Livingston Independent School District has requested that the University Interscholastic League rescind sanctions placed upon them in a March 22 meeting last year. The public reprimand and two-year probationary period were for rules related to submission of enrollment figures for reclassification and realignment.
Lion athletic teams were originally slated to move into District 10-4A Div. I for competition against Cleveland, Bridge City, Huffman Hargrave, Little Cypress-Mauriceville, Navasota and Silsbee in football. In basketball, a district of Lufkin Hudson, Jasper, Diboll and Huntington would have competed with the Lions.
In February, an appeals committee placed Livingston in District 22-5A, as it exceeded the 1,100-student minimum when combined with Livingston Academy. Schools in the district included Baytown Lee, Beaumont Central, Beaumont Ozen, Lumberton, Nederland, Port Arthur Memorial, Port Neches-Groves and Vidor.
The district’s alternative school, Livingston High School Academy seems to be at the center of the debate. At its largest point last year, the academy had 81 students enrolled, whereas there were 25 the year prior.
In October of 2015, Livingston board members changed the name of its alternative education school from “Challenger” to “Academy” for a more positive connotation. LISD superintendent Dr. Brent Hawkins said many of the kids in the academy are as much as two years and several credits behind.
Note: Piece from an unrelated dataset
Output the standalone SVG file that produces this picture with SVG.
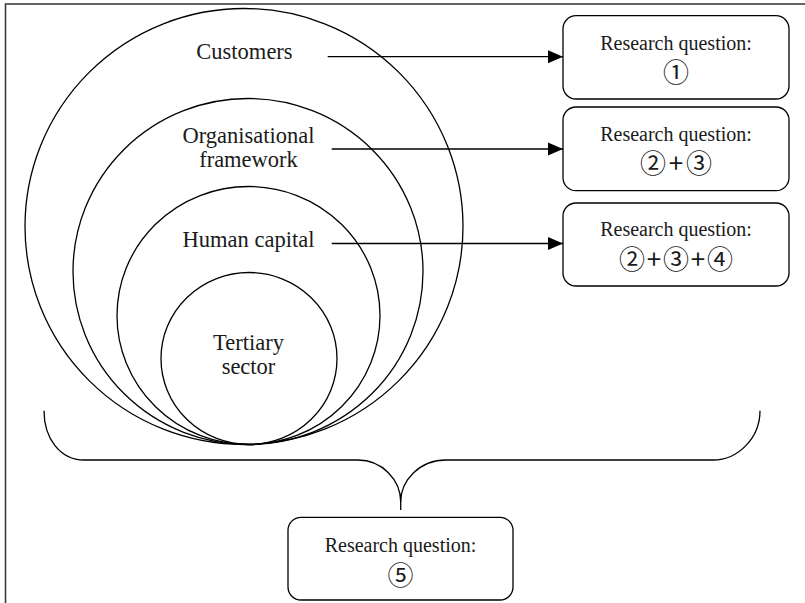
<svg xmlns="http://www.w3.org/2000/svg" width="805" height="603" viewBox="0 0 805 603">
  <defs>
    <style>
      .ring { fill: none; stroke: #000; stroke-width: 1.3; }
      .box { fill: #fff; stroke: #000; stroke-width: 1.3; }
      .conn { fill: none; stroke: #000; stroke-width: 1.3; }
      .lbl { font-size: 22.5px; fill: #1a1a1a; text-anchor: middle; }
      .rq { font-size: 20px; fill: #1a1a1a; text-anchor: middle; }
      .num { font-size: 26px; fill: #1a1a1a; text-anchor: middle; }
      .frame { fill: none; stroke: #333; stroke-width: 1.5; }
    </style>
    <marker id="arrow" markerUnits="userSpaceOnUse" markerWidth="16" markerHeight="14" refX="15" refY="7" orient="auto">
      <path d="M0,0.5 L15,7 L0,13.5 Z" fill="#000"/>
    </marker>
  </defs>

  <rect width="805" height="603" fill="#fff"/>
  <path class="frame" d="M5.5,603 L5.5,4 L805,4"/>

  <g id="customers" font-family="'Liberation Serif', 'DejaVu Serif', serif">
    <ellipse class="ring" cx="244" cy="226.5" rx="219" ry="218"/>
    <text class="lbl" x="244.5" y="59">Customers</text>
  </g>
  <g id="organisational-framework" font-family="'Liberation Serif', 'DejaVu Serif', serif">
    <ellipse class="ring" cx="248" cy="271.5" rx="175" ry="173"/>
    <text class="lbl" x="248.5" y="143">Organisational</text>
    <text class="lbl" x="248.5" y="167">framework</text>
  </g>
  <g id="human-capital" font-family="'Liberation Serif', 'DejaVu Serif', serif">
    <ellipse class="ring" cx="248.5" cy="315.5" rx="131.5" ry="129"/>
    <text class="lbl" x="248.5" y="246.5">Human capital</text>
  </g>
  <g id="tertiary-sector" font-family="'Liberation Serif', 'DejaVu Serif', serif">
    <ellipse class="ring" cx="249" cy="358.5" rx="88" ry="86"/>
    <text class="lbl" x="248.5" y="350">Tertiary</text>
    <text class="lbl" x="248.5" y="373.5">sector</text>
  </g>

  <g id="rq1">
    <rect class="box" x="563" y="15.7" width="226" height="83.3" rx="13" ry="13"/>
    <text class="rq" font-family="'Liberation Serif', 'DejaVu Serif', serif" x="676" y="49.5">Research question:</text>
    <text class="num" font-family="'Noto Sans CJK JP', 'DejaVu Sans', sans-serif" x="676" y="82">①</text>
  </g>
  <g id="rq23">
    <rect class="box" x="563" y="107" width="226" height="83.7" rx="13" ry="13"/>
    <text class="rq" font-family="'Liberation Serif', 'DejaVu Serif', serif" x="676" y="140.5">Research question:</text>
    <text class="num" font-family="'Noto Sans CJK JP', 'DejaVu Sans', sans-serif" x="653 664 676 688 699" y="173">② + ③</text>
  </g>
  <g id="rq234">
    <rect class="box" x="563" y="203" width="226" height="83" rx="13" ry="13"/>
    <text class="rq" font-family="'Liberation Serif', 'DejaVu Serif', serif" x="676" y="236">Research question:</text>
    <text class="num" font-family="'Noto Sans CJK JP', 'DejaVu Sans', sans-serif" x="632 654 676 698 720" y="268.5">②+③+④</text>
  </g>
  <g id="rq5">
    <rect class="box" x="288" y="517.3" width="225" height="82.7" rx="13" ry="13"/>
    <text class="rq" font-family="'Liberation Serif', 'DejaVu Serif', serif" x="400.5" y="552">Research question:</text>
    <text class="num" font-family="'Noto Sans CJK JP', 'DejaVu Sans', sans-serif" x="400.5" y="584.5">⑤</text>
  </g>

  <g id="connectors">
    <line class="conn" x1="327.7" y1="56.7" x2="563" y2="56.7" marker-end="url(#arrow)"/>
    <line class="conn" x1="331.7" y1="149" x2="563" y2="149" marker-end="url(#arrow)"/>
    <line class="conn" x1="331.7" y1="243.5" x2="563" y2="243.5" marker-end="url(#arrow)"/>
    <path class="conn" d="M44,410.7 C44,438 60,460 84,460 L358,460 C382,460 400.7,480 400.7,502 C400.7,480 420,460 446,460 L713,460 C738,460 760,438 760,410.7"/>
    <line class="conn" x1="400.7" y1="501" x2="400.7" y2="510"/>
  </g>
</svg>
It provides an expansion in computer-based programs and the district assigned full-time teachers and a principal to help students.
According to documents obtained by the Enterprise, a letter from school district attorneys Karczewski and Bradshaw to the UIL claims that the “UIL failed to apply enrollment rules consistently to all school districts, rendering what appears to be, an arbitrary sanction.” They have requested that the UIL State Executive Committee (SEC) publicly rescind Livingston’s sanction of two years’ probation and provide clarification regarding the procedure to report students participating in alternative education for future enrollment reporting.”
The 89-page document cites 30 other school districts that had similar discrepancies in reporting 2016-2018 alignment data. Of the 30 school districts, 10 had more than the 81-student difference of Livingston, and districts such as Waco (458) and Bryan (316) were at the high end of the list.
Livingston’s reporting for an alternative education accountability campus in 2016 was its first year doing so and the district claims that it “understood ‘school’ and ‘resident students’ to mean students affiliated with each TEA campus number. Because the district’s (alternative education accountability or AEA) campus, Livingston Academy, does not participate in UIL activities, has a separate campus number assigned by TEA, and is not listed in the UIL portal, Livingston ISD did not report Academy student enrollment to UIL for realignment purposes. Once notified by UIL that it should have included an AEA campus enrollment in the figures submitted for Livingston High School, the district immediately cooperated with UIL and revised enrollment data for the high school.”
The documents also highlight correspondence between the UIL and school districts of Bryan, Lufkin and Brazosport. Each also did not report its AEA campus numbers, yet each were not sanctioned. Lufkin would eventally win a soccer state title in 2015, while participating in 5A.